--- Your objective ---
Begin with the first line and repeat exactly through the line containing "import plotly.graph_objects as go"; leave every image out.
'''
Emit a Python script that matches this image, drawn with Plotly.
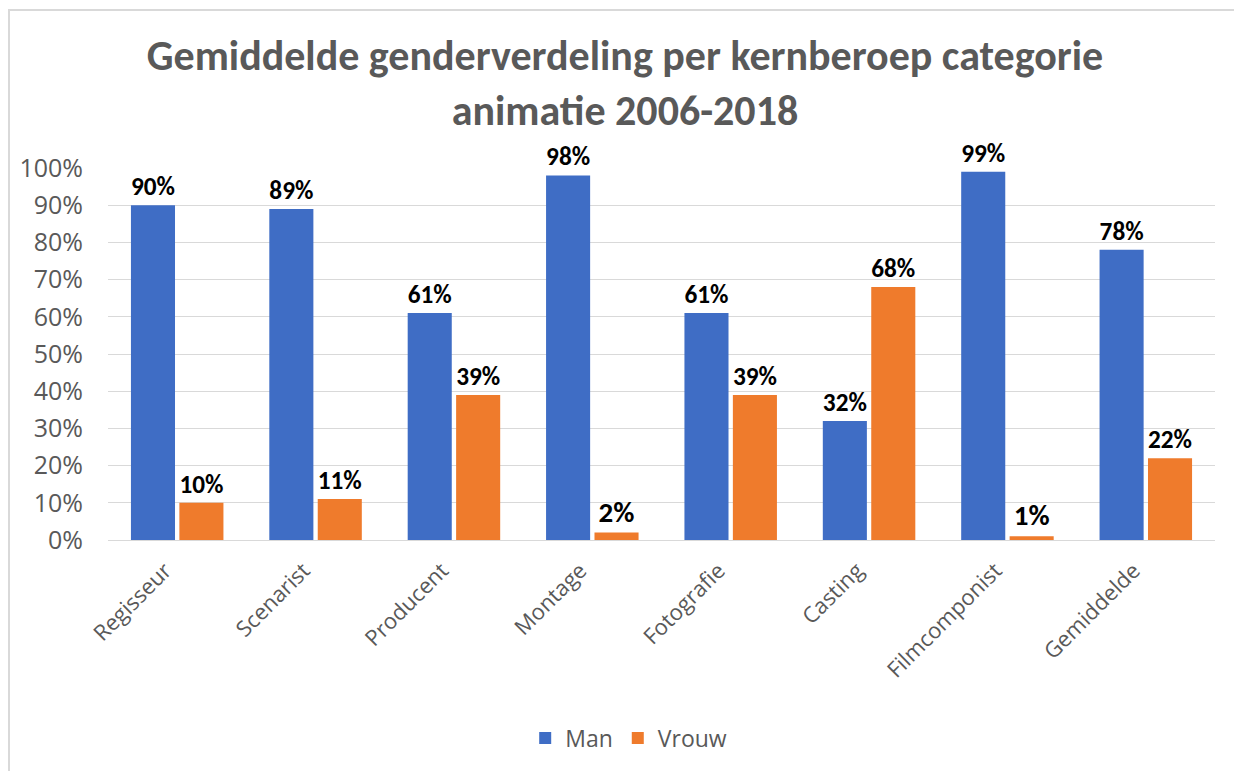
import plotly.graph_objects as go

categories = ["Regisseur", "Scenarist", "Producent", "Montage", "Fotografie", "Casting", "Filmcomponist", "Gemiddelde"]
man = [0.90, 0.89, 0.61, 0.98, 0.61, 0.32, 0.99, 0.78]
vrouw = [0.10, 0.11, 0.39, 0.02, 0.39, 0.68, 0.01, 0.22]
series_names = ["Man", "Vrouw"]
tick_vals = [i / 10 for i in range(11)]
tick_text = [f"{i*10}%" for i in range(11)]

# page has an 8px body margin; size the figure so it fits the window
W, H = 1234, 763
L, R, T, B = 100, 27, 160, 231

fig = go.Figure()
for name, vals, col in [(series_names[0], man, "#3F6DC5"), (series_names[1], vrouw, "#EF7B2C")]:
    fig.add_trace(go.Bar(
        x=categories, y=vals, name=name,
        marker=dict(color=col, line=dict(width=0)),
        text=[f"{round(v*100)}%" for v in vals],
        textposition="outside",
        textfont=dict(family="Carlito, Calibri, Open Sans, sans-serif", size=29, color="#000000", weight="bold"),
        cliponaxis=False,
    ))

def px_x(p):
    return (p - L) / (W - L - R)

def px_y(p):
    return (H - B - p) / (H - T - B)

fig.update_layout(
    width=W, height=H,
    margin=dict(l=L, r=R, t=T, b=B, autoexpand=False),
    paper_bgcolor="white", plot_bgcolor="white",
    barmode="group", bargap=0.3, bargroupgap=0.09,
    title=dict(
        text="Gemiddelde genderverdeling per kernberoep categorie<br>animatie 2006-2018",
        x=0.5, xref="container", y=1 - 62 / H, yref="container", yanchor="top",
        font=dict(family="Carlito, Calibri, Open Sans, sans-serif", size=42, color="#595959", weight="bold"),
    ),
    font=dict(family="Open Sans, sans-serif", color="#595959"),
    xaxis=dict(tickangle=-45, tickfont=dict(size=22, color="#595959"), showgrid=False,
               showline=True, linecolor="#D9D9D9", linewidth=1, ticks="", automargin=False,
               ticklabelshift=-12, ticklabelstandoff=8),
    yaxis=dict(range=[0, 1], tickvals=tick_vals, ticktext=tick_text,
               tickfont=dict(size=25, color="#595959"), showgrid=True, gridcolor="#D9D9D9",
               gridwidth=1, zeroline=False, ticks="", ticklabelstandoff=24, automargin=False),
    legend=dict(orientation="h", xref="container", x=0.503, xanchor="center",
                yref="container", y=1 - 730 / H, yanchor="middle",
                font=dict(size=23, color="#595959"), itemwidth=30),
    showlegend=True,
    shapes=[
        dict(type="line", xref="paper", yref="paper", x0=px_x(0), x1=px_x(W), y0=px_y(2), y1=px_y(2),
             line=dict(color="#D9D9D9", width=2)),
        dict(type="line", xref="paper", yref="paper", x0=px_x(1), x1=px_x(1), y0=px_y(2), y1=px_y(H),
             line=dict(color="#D9D9D9", width=2)),
    ],
)

fig.write_html("out.html")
'''
--- Exercise output ---
Emit a Python script that matches this image, drawn with Plotly.
import plotly.graph_objects as go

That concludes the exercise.